▶ RECORD EXTRACTS:
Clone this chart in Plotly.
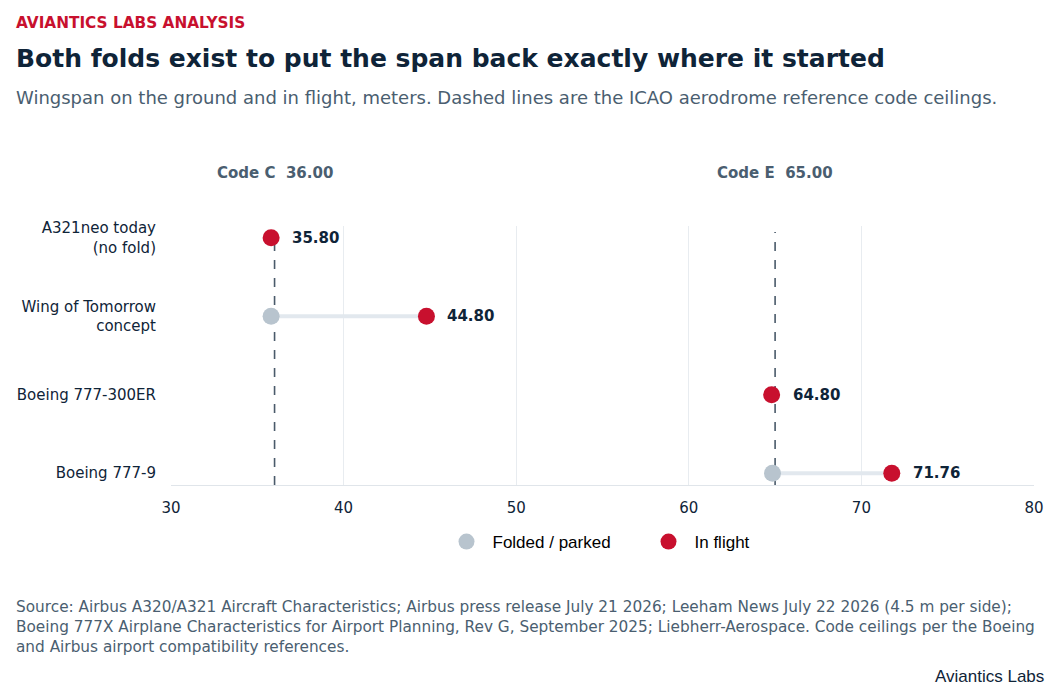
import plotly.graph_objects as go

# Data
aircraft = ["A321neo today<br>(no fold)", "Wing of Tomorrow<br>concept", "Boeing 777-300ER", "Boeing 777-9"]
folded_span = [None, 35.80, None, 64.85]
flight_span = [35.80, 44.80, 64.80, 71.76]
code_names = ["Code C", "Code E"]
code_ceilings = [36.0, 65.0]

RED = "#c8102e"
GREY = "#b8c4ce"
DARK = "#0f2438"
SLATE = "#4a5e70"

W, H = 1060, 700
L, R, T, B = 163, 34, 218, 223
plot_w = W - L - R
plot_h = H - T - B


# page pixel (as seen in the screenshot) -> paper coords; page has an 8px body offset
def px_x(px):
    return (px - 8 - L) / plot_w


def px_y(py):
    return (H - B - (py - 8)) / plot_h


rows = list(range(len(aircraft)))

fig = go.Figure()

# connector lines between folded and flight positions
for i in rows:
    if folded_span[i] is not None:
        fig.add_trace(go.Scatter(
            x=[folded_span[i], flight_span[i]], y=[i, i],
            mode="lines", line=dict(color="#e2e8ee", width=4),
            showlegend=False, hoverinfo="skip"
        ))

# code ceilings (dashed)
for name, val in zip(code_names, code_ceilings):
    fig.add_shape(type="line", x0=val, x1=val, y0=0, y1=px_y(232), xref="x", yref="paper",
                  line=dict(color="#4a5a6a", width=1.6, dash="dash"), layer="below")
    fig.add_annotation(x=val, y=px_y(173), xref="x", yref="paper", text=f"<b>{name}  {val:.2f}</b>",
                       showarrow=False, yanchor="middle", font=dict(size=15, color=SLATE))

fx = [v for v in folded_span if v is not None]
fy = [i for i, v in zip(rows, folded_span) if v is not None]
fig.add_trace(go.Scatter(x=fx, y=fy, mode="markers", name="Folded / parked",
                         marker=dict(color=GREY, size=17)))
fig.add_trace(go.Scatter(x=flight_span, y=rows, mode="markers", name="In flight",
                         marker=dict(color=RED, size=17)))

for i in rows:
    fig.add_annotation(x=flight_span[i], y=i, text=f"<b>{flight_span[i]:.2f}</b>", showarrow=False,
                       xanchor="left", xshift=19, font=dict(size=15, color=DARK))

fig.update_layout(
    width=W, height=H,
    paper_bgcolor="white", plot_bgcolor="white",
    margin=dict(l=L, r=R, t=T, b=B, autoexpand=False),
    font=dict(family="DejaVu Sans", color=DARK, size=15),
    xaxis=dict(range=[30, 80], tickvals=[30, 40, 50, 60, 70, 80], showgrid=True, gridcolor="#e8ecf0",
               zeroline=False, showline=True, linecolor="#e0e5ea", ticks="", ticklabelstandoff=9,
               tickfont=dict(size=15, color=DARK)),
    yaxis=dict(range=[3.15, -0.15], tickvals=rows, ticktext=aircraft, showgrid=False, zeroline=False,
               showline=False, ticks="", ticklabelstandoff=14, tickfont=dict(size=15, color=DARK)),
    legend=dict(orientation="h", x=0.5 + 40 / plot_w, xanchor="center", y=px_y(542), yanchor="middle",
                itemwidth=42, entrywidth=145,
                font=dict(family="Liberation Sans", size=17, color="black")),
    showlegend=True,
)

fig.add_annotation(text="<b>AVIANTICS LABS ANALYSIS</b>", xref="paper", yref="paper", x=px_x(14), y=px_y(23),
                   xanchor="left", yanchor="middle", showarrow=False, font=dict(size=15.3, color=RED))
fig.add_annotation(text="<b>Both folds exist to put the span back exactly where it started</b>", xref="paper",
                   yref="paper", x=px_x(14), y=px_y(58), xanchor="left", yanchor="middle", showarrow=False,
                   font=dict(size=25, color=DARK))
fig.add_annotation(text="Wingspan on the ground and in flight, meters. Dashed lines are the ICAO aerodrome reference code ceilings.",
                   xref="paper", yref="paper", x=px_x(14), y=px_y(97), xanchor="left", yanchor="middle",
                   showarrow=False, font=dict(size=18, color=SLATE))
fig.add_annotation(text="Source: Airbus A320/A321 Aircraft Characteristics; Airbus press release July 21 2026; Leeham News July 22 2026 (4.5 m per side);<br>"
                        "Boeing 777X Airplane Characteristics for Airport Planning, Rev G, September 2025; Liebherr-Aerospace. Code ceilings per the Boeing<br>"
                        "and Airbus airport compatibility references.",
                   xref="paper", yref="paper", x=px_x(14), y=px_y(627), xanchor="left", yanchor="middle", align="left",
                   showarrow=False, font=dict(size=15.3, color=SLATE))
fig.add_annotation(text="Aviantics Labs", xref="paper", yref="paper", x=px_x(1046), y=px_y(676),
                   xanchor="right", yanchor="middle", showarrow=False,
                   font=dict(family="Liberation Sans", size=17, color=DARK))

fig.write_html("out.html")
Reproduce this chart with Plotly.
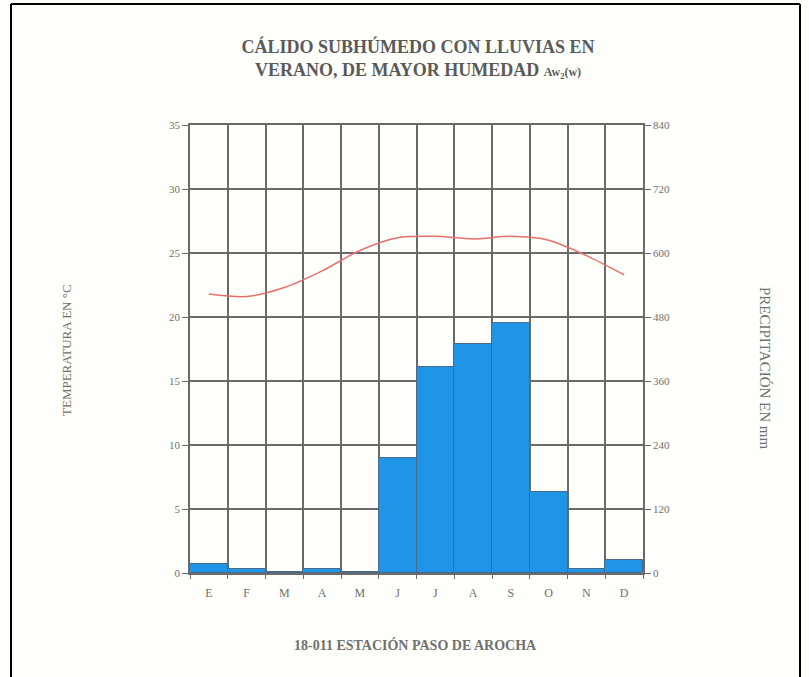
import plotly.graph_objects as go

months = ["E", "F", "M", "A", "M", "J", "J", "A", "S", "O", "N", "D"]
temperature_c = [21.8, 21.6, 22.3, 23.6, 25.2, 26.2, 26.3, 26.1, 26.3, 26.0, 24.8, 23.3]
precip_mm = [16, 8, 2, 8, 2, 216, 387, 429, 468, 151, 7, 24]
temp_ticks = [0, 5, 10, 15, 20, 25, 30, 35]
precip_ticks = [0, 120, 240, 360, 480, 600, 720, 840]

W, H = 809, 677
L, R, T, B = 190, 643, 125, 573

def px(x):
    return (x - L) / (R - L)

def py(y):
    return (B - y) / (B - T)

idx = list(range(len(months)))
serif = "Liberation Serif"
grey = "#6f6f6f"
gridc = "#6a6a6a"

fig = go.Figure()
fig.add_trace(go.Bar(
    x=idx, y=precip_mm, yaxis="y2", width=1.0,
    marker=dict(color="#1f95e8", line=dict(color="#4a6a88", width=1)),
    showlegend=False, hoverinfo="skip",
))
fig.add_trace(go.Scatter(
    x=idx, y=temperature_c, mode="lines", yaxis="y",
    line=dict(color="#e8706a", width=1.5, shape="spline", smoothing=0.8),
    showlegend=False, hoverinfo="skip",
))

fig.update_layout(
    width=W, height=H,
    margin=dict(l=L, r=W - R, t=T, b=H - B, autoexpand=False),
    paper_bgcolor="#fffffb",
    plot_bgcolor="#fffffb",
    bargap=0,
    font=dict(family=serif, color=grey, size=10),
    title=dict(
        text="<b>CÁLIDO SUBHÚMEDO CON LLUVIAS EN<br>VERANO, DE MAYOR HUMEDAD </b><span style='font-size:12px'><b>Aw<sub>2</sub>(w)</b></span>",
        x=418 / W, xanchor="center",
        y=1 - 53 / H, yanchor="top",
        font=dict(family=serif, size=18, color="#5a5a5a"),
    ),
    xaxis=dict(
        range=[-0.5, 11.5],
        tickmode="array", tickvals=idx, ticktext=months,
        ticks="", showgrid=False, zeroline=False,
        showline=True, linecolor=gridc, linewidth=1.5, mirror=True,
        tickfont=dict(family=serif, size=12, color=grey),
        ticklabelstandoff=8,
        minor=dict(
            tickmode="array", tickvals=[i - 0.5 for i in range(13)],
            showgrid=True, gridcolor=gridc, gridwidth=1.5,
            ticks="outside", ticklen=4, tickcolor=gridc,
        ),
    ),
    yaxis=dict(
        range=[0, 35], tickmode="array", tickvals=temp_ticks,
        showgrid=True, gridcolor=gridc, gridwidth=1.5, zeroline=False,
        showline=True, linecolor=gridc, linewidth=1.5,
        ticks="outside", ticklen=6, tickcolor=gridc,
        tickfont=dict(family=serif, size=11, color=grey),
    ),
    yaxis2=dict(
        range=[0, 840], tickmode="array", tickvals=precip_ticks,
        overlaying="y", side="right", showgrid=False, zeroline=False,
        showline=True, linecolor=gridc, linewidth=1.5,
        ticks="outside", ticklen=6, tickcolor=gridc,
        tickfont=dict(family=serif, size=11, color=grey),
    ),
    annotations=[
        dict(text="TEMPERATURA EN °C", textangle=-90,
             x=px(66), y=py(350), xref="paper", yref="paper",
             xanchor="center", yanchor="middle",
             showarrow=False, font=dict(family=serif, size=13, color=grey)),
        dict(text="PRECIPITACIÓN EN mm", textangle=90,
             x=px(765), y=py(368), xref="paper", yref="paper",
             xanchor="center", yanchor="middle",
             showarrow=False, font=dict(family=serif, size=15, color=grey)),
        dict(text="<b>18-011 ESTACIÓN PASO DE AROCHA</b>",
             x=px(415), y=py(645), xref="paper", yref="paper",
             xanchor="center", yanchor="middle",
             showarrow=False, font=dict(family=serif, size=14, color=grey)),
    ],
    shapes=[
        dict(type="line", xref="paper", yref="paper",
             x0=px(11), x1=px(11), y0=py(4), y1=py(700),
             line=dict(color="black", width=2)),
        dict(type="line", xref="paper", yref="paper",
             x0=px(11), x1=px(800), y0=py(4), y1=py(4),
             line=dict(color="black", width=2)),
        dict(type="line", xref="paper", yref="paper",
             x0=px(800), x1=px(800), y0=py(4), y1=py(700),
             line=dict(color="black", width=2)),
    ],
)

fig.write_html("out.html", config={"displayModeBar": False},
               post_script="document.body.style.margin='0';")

▶ EXERCISE OBJECTIVE: Repeat the lines exactly as they stand, from the opening line of the data through the line with "code_ceilings = [36.0, 65.0]". Pictures stay out of the copy.

▶ WORKED ANSWER:
Clone this chart in Plotly.
import plotly.graph_objects as go

# Data
aircraft = ["A321neo today<br>(no fold)", "Wing of Tomorrow<br>concept", "Boeing 777-300ER", "Boeing 777-9"]
folded_span = [None, 35.80, None, 64.85]
flight_span = [35.80, 44.80, 64.80, 71.76]
code_names = ["Code C", "Code E"]
code_ceilings = [36.0, 65.0]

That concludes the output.